* [Work to complete]: Go through the material and write it all out exactly, minus the pictures.
------------------------------------
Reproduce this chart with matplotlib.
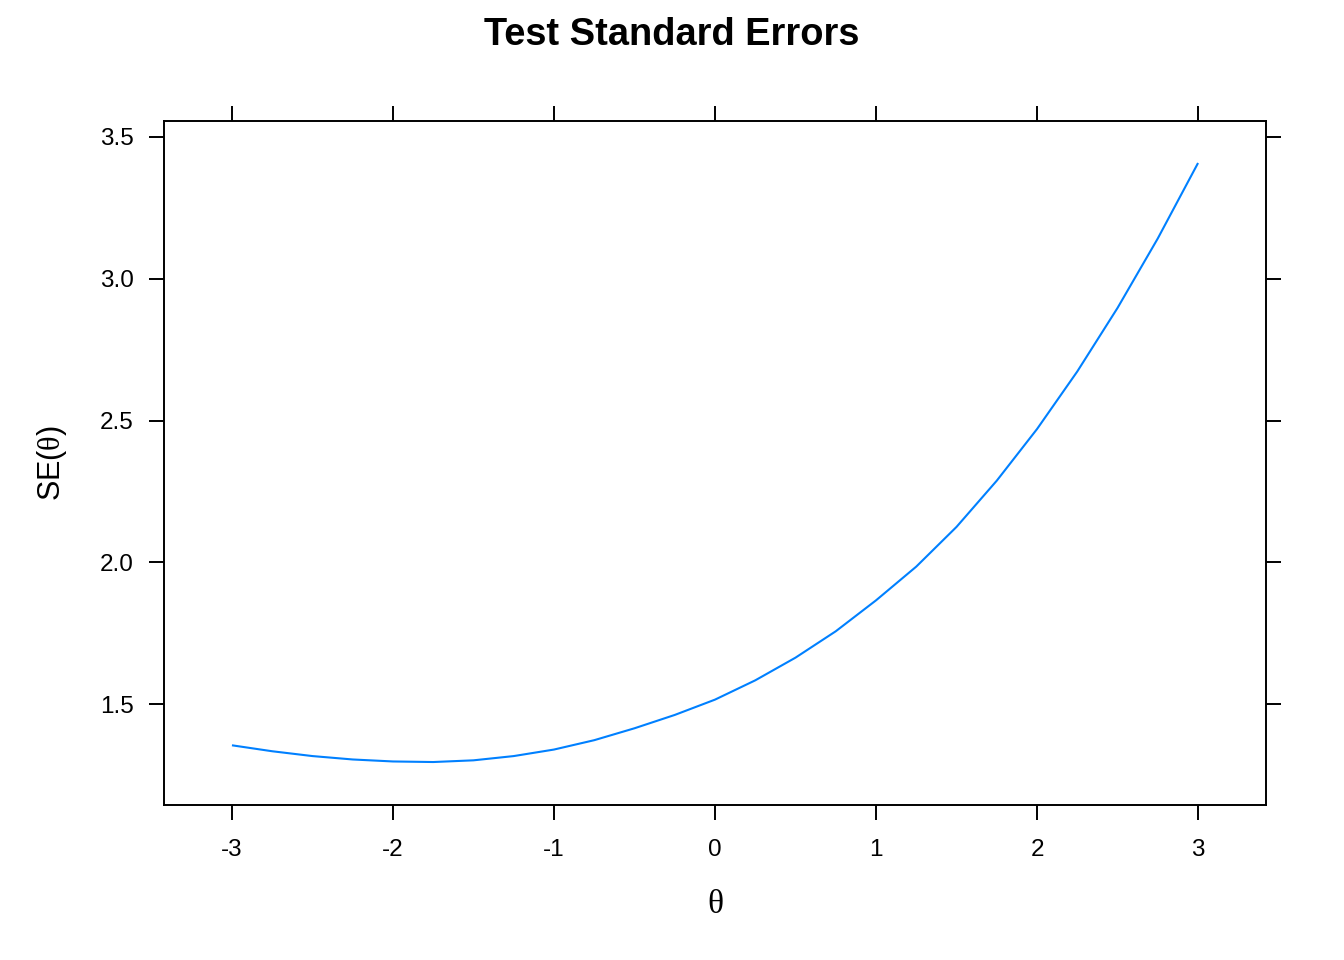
import matplotlib
matplotlib.use('Agg')
import matplotlib.pyplot as plt
import numpy as np

# values
theta = [-3.0, -2.75, -2.5, -2.25, -2.0, -1.75, -1.5, -1.25, -1.0, -0.75, -0.5, -0.25,
         0.0, 0.25, 0.5, 0.75, 1.0, 1.25, 1.5, 1.75, 2.0, 2.25, 2.5, 2.75, 3.0]
se = [1.355, 1.334, 1.317, 1.305, 1.298, 1.296, 1.302, 1.317, 1.340, 1.373, 1.415, 1.462,
      1.516, 1.584, 1.664, 1.757, 1.866, 1.985, 2.125, 2.288, 2.470, 2.673, 2.897, 3.142, 3.408]
x_ticks = [-3, -2, -1, 0, 1, 2, 3]
y_ticks = [1.5, 2.0, 2.5, 3.0, 3.5]
y_tick_labels = ['1.5', '2.0', '2.5', '3.0', '3.5']

plt.rcParams['font.family'] = ['Liberation Sans', 'DejaVu Sans']
plt.rcParams['mathtext.fontset'] = 'custom'
plt.rcParams['mathtext.rm'] = 'Liberation Serif'
plt.rcParams['mathtext.it'] = 'Liberation Serif:italic'

W, H = 1344, 960
fig = plt.figure(figsize=(W / 100, H / 100), dpi=100)
ax = fig.add_axes([164 / W, 1 - 805 / H, (1266 - 164) / W, (805 - 121) / H])

ax.plot(theta, se, color='#0080ff', lw=1.5, solid_capstyle='butt', solid_joinstyle='round')

ax.set_xlim(-3.422, 3.422)
ax.set_ylim(1.1445, 3.556)
ax.set_xticks(x_ticks)
ax.set_xticklabels([str(t) for t in x_ticks])
ax.set_yticks(y_ticks)
ax.set_yticklabels(y_tick_labels)

ax.tick_params(direction='out', length=11, width=1.4, labelsize=17.5, colors='black',
               top=True, right=True, labeltop=False, labelright=False)
ax.tick_params(axis='x', pad=13.5)
ax.tick_params(axis='y', pad=11)
for s in ax.spines.values():
    s.set_linewidth(1.4)

ax.set_xlabel(r'$\mathrm{\theta}$', fontsize=24, labelpad=20)
ax.set_ylabel(r'SE($\mathrm{\theta}$)', fontsize=22, labelpad=22)

fig.text(0.5, 1 - 35 / H, 'Test Standard Errors', ha='center', va='center',
         fontsize=27.4, fontweight='bold')

fig.savefig('out.png', dpi=100)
------------------------------------
* [Correct output]:
Reproduce this chart with matplotlib.
import matplotlib
matplotlib.use('Agg')
import matplotlib.pyplot as plt
import numpy as np

# values
theta = [-3.0, -2.75, -2.5, -2.25, -2.0, -1.75, -1.5, -1.25, -1.0, -0.75, -0.5, -0.25,
         0.0, 0.25, 0.5, 0.75, 1.0, 1.25, 1.5, 1.75, 2.0, 2.25, 2.5, 2.75, 3.0]
se = [1.355, 1.334, 1.317, 1.305, 1.298, 1.296, 1.302, 1.317, 1.340, 1.373, 1.415, 1.462,
      1.516, 1.584, 1.664, 1.757, 1.866, 1.985, 2.125, 2.288, 2.470, 2.673, 2.897, 3.142, 3.408]
x_ticks = [-3, -2, -1, 0, 1, 2, 3]
y_ticks = [1.5, 2.0, 2.5, 3.0, 3.5]
y_tick_labels = ['1.5', '2.0', '2.5', '3.0', '3.5']

plt.rcParams['font.family'] = ['Liberation Sans', 'DejaVu Sans']
plt.rcParams['mathtext.fontset'] = 'custom'
plt.rcParams['mathtext.rm'] = 'Liberation Serif'
plt.rcParams['mathtext.it'] = 'Liberation Serif:italic'

W, H = 1344, 960
fig = plt.figure(figsize=(W / 100, H / 100), dpi=100)
ax = fig.add_axes([164 / W, 1 - 805 / H, (1266 - 164) / W, (805 - 121) / H])

ax.plot(theta, se, color='#0080ff', lw=1.5, solid_capstyle='butt', solid_joinstyle='round')

ax.set_xlim(-3.422, 3.422)
ax.set_ylim(1.1445, 3.556)
ax.set_xticks(x_ticks)
ax.set_xticklabels([str(t) for t in x_ticks])
ax.set_yticks(y_ticks)
ax.set_yticklabels(y_tick_labels)

ax.tick_params(direction='out', length=11, width=1.4, labelsize=17.5, colors='black',
               top=True, right=True, labeltop=False, labelright=False)
ax.tick_params(axis='x', pad=13.5)
ax.tick_params(axis='y', pad=11)
for s in ax.spines.values():
    s.set_linewidth(1.4)

ax.set_xlabel(r'$\mathrm{\theta}$', fontsize=24, labelpad=20)
ax.set_ylabel(r'SE($\mathrm{\theta}$)', fontsize=22, labelpad=22)

fig.text(0.5, 1 - 35 / H, 'Test Standard Errors', ha='center', va='center',
         fontsize=27.4, fontweight='bold')

fig.savefig('out.png', dpi=100)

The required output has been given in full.